Nancy Gustafson, Franz Hawlata, Wolfgang Millgramm, Donnie Ray Albert, Orchestre National de France, Mikko Franck

Naïve/harmonia mundi 5028
(93 Min., 1/2004) 2 CDs

Als ein "erotisches Mysterium" hatte der Schriftsteller Otto Borngräber 1908 sein Stationendrama bezeichnet, in dem die vierköpfige Urfamilie in den ewigen Strudel aus Schuld und Sühne, Wollust und Gewalt gerät. Bis hin zur körperlichen Vereinigung zwischen Mutter und Abel. Diese Szene ist freilich mehr fantasmagorisch als real zu deuten. Aber selbst diese klassische Ödpiuskonstellation, die perfekt auf Sigmund Freuds Couch gepasst hätte, war seinerzeit aber dann doch zu heiß. Und so wurde dieser anstößige Traum bald genauso aus Rudi Stephans Opernfassung des Borngröberstoffes herausgestrichen wie knapp ein weiteres Drittel der Originalpartitur. Verantwortlich für diese Eingriffe war 1923 der dem Komponisten eng verbundene Kurt Holl, der damit Stephans einzige Oper "Die ersten Menschen" bis in die 1980er Jahre als verstümmeltes Meisterwerk hinterlassen sollte. Und erst 1998 fand in Berlin eine konzertante Aufführung statt, die Grundlage für die Weltersteinspielung der Urfassung wurde. Ebenfalls auf einer konzertanten Aufführung basiert der Pariser Mitschnitt einer Oper, deren Uraufführung 1920 Stephan nicht mehr miterleben konnte. Der 1887 in Worms geborene Komponist und spätere Lehrer von immerhin Paul Hindemith, Hans Rosbaud und Theodor W. Adorno fiel 1915 im Ersten Weltkrieg im Alter von nur 28 Jahren.
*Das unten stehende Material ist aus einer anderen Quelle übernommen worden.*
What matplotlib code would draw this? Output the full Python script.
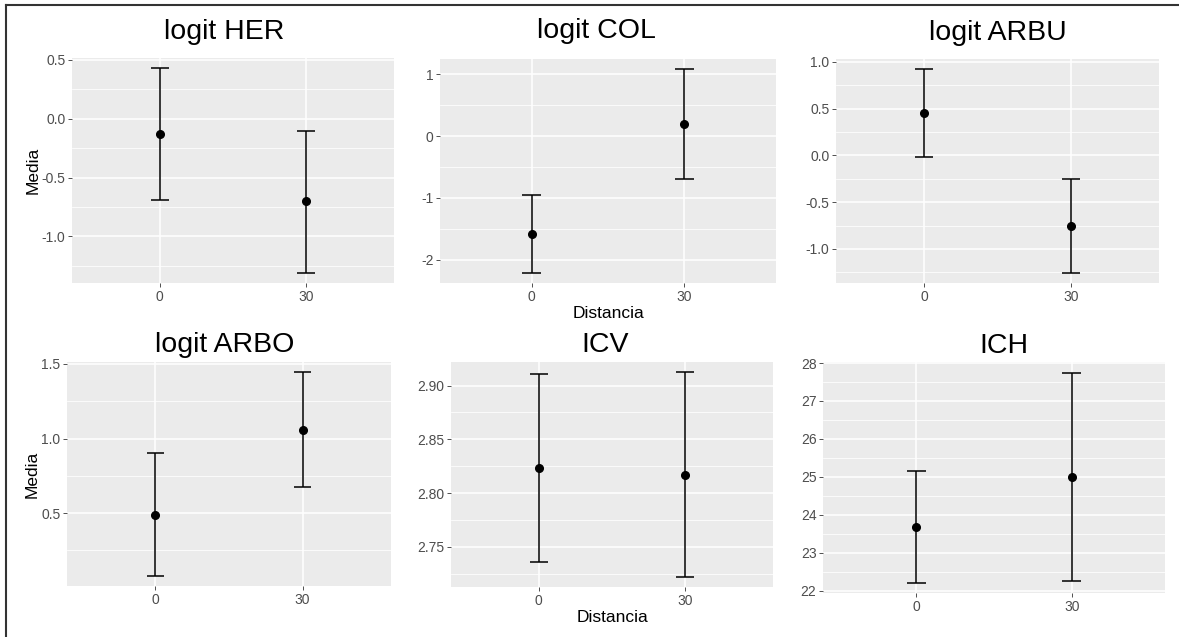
import numpy as np
import matplotlib
matplotlib.use("Agg")
import matplotlib.pyplot as plt
from matplotlib.lines import Line2D
from matplotlib.ticker import MultipleLocator, FormatStrFormatter

plt.rcParams["font.family"] = ["Liberation Sans", "DejaVu Sans"]
plt.rcParams["axes.unicode_minus"] = False

# data (mean, lower and upper end of the error bar)
distancia = ["0", "30"]

her_mean = [-0.13, -0.70]
her_low = [-0.69, -1.31]
her_up = [0.43, -0.10]

col_mean = [-1.58, 0.19]
col_low = [-2.21, -0.69]
col_up = [-0.95, 1.08]

arbu_mean = [0.45, -0.755]
arbu_low = [-0.02, -1.255]
arbu_up = [0.92, -0.255]

arbo_mean = [0.49, 1.06]
arbo_low = [0.08, 0.675]
arbo_up = [0.90, 1.445]

icv_mean = [2.823, 2.817]
icv_low = [2.7355, 2.722]
icv_up = [2.9105, 2.9125]

ich_mean = [23.69, 25.00]
ich_low = [22.22, 22.25]
ich_up = [25.16, 27.75]

W, H = 1179, 637
GREY = "#EBEBEB"


def draw_panel(box, title, mean, low, up, step, fmt, title_x, pad,
               ylabel=None, xlabel=None):
    left, top, right, bottom = box
    ax = fig.add_axes([left / W, 1 - bottom / H, (right - left) / W, (bottom - top) / H])
    ax.set_facecolor(GREY)
    for s in ax.spines.values():
        s.set_visible(False)

    x = np.arange(len(distancia))
    cap = 0.12
    ax.vlines(x, low, up, color="black", lw=1.1, zorder=3)
    ax.hlines(low, x - cap / 2, x + cap / 2, color="black", lw=1.1, zorder=3)
    ax.hlines(up, x - cap / 2, x + cap / 2, color="black", lw=1.1, zorder=3)
    ax.plot(x, mean, "o", color="black", ms=5.5, zorder=4)

    ax.set_xlim(-0.6, len(distancia) - 0.4)
    ax.set_xticks(x)
    ax.set_xticklabels(distancia)
    ax.margins(y=0.05)
    ax.yaxis.set_major_locator(MultipleLocator(step))
    ax.yaxis.set_minor_locator(MultipleLocator(step / 2))
    ax.yaxis.set_major_formatter(FormatStrFormatter(fmt))

    ax.grid(True, which="major", color="white", lw=1.1)
    ax.grid(True, which="minor", axis="y", color="white", lw=0.55)
    ax.set_axisbelow(True)
    ax.tick_params(which="major", length=2.75, width=0.6, color="#333333",
                   labelcolor="#4D4D4D", labelsize=10, pad=2)
    ax.tick_params(which="minor", length=0)

    ax.set_title(title, fontsize=20.5, x=title_x, pad=pad)
    if ylabel:
        ax.set_ylabel(ylabel, fontsize=12.5, labelpad=1)
    if xlabel:
        ax.set_xlabel(xlabel, fontsize=12.5, labelpad=2)
    return ax


fig = plt.figure(figsize=(W / 100, H / 100), dpi=100)

draw_panel((72, 58, 394, 283), "logit HER", her_mean, her_low, her_up,
           0.5, "%.1f", 0.472, 14, ylabel="Media")
draw_panel((440, 59, 776, 283), "logit COL", col_mean, col_low, col_up,
           1, "%d", 0.467, 15, xlabel="Distancia")
draw_panel((836, 59, 1159, 283), "logit ARBU", arbu_mean, arbu_low, arbu_up,
           0.5, "%.1f", 0.5, 14)
draw_panel((67, 362, 391, 586), "logit ARBO", arbo_mean, arbo_low, arbo_up,
           0.5, "%.1f", 0.488, 7, ylabel="Media")
draw_panel((451, 362, 773, 587), "ICV", icv_mean, icv_low, icv_up,
           0.05, "%.2f", 0.48, 7, xlabel="Distancia")
draw_panel((823, 362, 1165, 593), "ICH", ich_mean, ich_low, ich_up,
           1, "%d", 0.528, 6.5)

# screenshot frame (top and left edge only)
fig.add_artist(Line2D([6 / W, 1], [1 - 5 / H, 1 - 5 / H], transform=fig.transFigure,
                      color="#333333", lw=1.5))
fig.add_artist(Line2D([6 / W, 6 / W], [0, 1 - 5 / H], transform=fig.transFigure,
                      color="#333333", lw=1.5))

fig.savefig("out.png", dpi=100, facecolor="white")
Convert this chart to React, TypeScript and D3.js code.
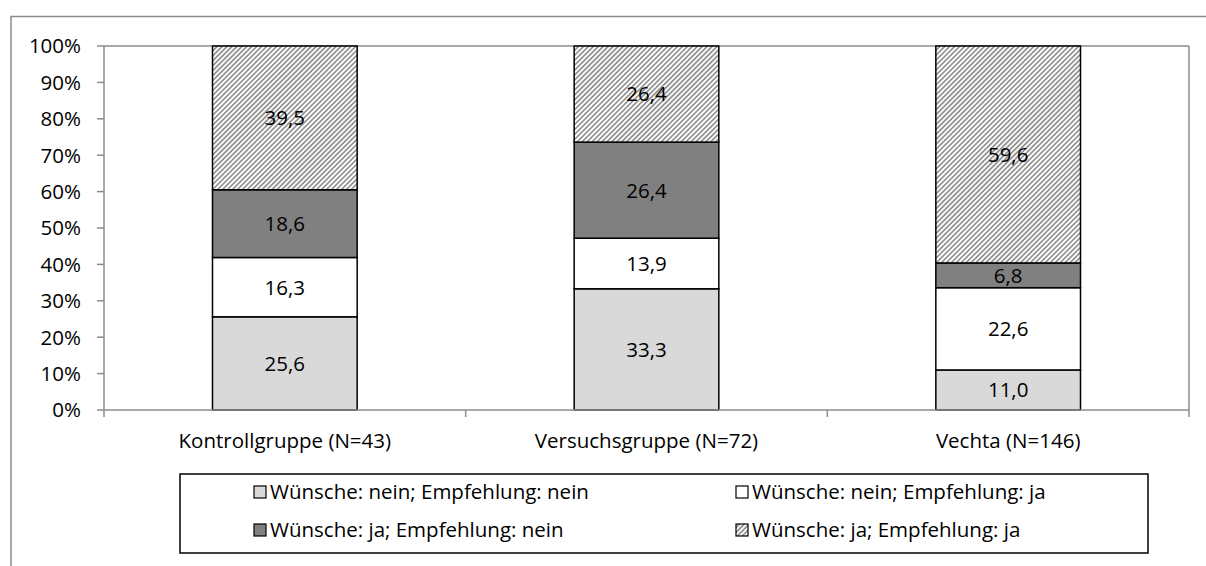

Rudi Stephan schöpfte für seine "ersten Menschen" Chawa (Eva), Adahm (Adam), Kaijn (Kain) und Chabel (Abel) aus dem Vollen, was die musikemotionale Opulenz angeht. Spätromantischer Saft über expressionistische Saxofonfarben bis zu schroff-grellen Explosionen wie im apotheotischen Finale bilden das Fundament für diesen etwas anderen Bibelkrimi. Und für die Hochspannung hat nun nicht nur eine schlichtweg bewundernswerte Aufnahmetechnik gesorgt, die den Live-Atem mit Studiotransparenz zusammengebracht hat. Das von Mikko Franck zur koloristischen und in den Strukturen zur rasierklingenscharfen Direktheit angespornte Orchestre National de France sorgt für intensive und impulsive Schübe. Nancy Gustafson als Chawa, die das Sängerquartett anführt, ist wandlungsfähig und jugendlich, ihre Stimme reicht vom lockeren Parlando über delikate Mezza-voce-Künste bis zu heftigen Ausbrüchen. Und was bei den Wagnerrecken Wolfgang Millgramm (Chabel) an unforcierter strömender Sonorität und bebender Deklamatorik zu bestaunen ist, gilt ohne Abstriche für den Adahm Franz Hawlata. Große Oper.